- **Problem requirements**:
Only the lines between the line holding "Output the LaTeX" and the line holding "(0,0) rectangle (966,872);", both of those included, should be copied exactly; drop the pictures.

- **Information shown**:
---+---

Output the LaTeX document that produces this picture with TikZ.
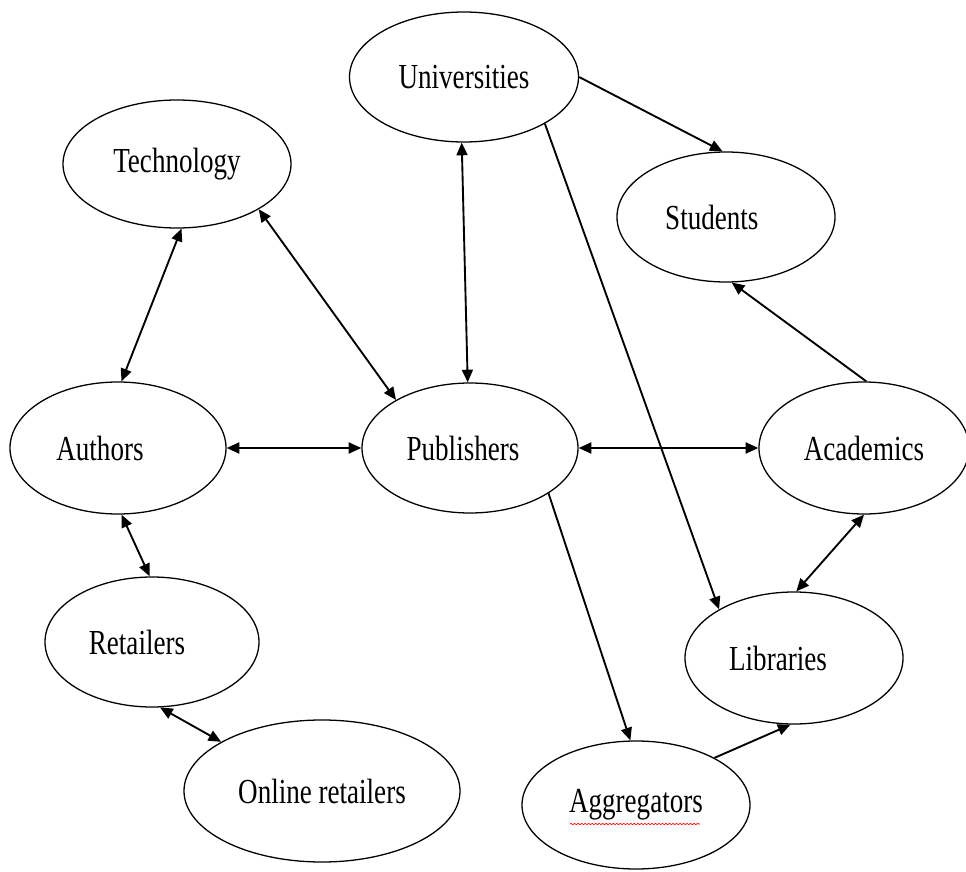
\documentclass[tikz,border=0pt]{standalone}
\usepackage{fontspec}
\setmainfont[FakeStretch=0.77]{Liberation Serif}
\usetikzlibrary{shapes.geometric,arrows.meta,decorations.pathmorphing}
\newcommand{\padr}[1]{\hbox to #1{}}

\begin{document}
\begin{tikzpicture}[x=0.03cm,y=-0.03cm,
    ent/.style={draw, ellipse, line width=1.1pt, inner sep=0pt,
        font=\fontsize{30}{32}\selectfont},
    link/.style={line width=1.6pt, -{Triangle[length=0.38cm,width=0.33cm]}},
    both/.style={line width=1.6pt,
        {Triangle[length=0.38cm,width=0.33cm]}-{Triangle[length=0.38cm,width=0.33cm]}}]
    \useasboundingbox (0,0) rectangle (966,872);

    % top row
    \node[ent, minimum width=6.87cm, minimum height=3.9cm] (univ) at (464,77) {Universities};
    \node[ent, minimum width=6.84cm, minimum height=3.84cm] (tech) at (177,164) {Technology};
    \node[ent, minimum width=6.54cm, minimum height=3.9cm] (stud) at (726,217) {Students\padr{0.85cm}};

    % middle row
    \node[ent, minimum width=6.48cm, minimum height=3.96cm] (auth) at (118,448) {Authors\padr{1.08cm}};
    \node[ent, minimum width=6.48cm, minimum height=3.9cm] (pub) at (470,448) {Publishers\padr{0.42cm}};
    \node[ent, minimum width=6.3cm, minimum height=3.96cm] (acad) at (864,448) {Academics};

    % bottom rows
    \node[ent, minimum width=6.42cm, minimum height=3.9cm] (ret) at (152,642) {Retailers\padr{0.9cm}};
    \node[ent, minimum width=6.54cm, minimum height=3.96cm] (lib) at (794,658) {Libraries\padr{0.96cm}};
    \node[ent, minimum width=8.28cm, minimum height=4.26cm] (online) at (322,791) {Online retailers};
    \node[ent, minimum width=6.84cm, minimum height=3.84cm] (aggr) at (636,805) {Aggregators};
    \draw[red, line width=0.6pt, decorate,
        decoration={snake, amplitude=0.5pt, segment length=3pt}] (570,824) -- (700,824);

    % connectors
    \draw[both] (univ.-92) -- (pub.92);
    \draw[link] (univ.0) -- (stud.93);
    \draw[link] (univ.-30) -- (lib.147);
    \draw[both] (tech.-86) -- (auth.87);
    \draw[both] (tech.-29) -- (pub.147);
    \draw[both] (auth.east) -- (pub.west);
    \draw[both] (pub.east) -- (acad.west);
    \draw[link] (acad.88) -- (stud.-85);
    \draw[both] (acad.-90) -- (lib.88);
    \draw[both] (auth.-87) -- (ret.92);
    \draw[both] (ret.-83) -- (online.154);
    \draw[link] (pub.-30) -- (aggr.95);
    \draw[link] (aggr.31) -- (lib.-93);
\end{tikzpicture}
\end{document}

---+---

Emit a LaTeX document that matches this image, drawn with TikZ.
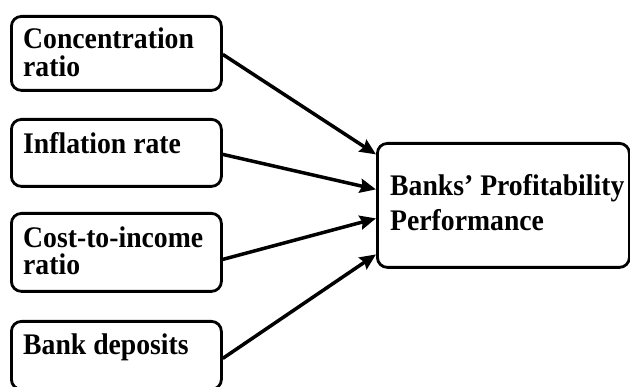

---+---

- **Answer below**:
Output the LaTeX document that produces this picture with TikZ.
\documentclass[tikz,border=0pt]{standalone}
\usepackage{fontspec}
\setmainfont[FakeStretch=0.77]{Liberation Serif}
\usetikzlibrary{shapes.geometric,arrows.meta,decorations.pathmorphing}
\newcommand{\padr}[1]{\hbox to #1{}}

\begin{document}
\begin{tikzpicture}[x=0.03cm,y=-0.03cm,
    ent/.style={draw, ellipse, line width=1.1pt, inner sep=0pt,
        font=\fontsize{30}{32}\selectfont},
    link/.style={line width=1.6pt, -{Triangle[length=0.38cm,width=0.33cm]}},
    both/.style={line width=1.6pt,
        {Triangle[length=0.38cm,width=0.33cm]}-{Triangle[length=0.38cm,width=0.33cm]}}]
    \useasboundingbox (0,0) rectangle (966,872);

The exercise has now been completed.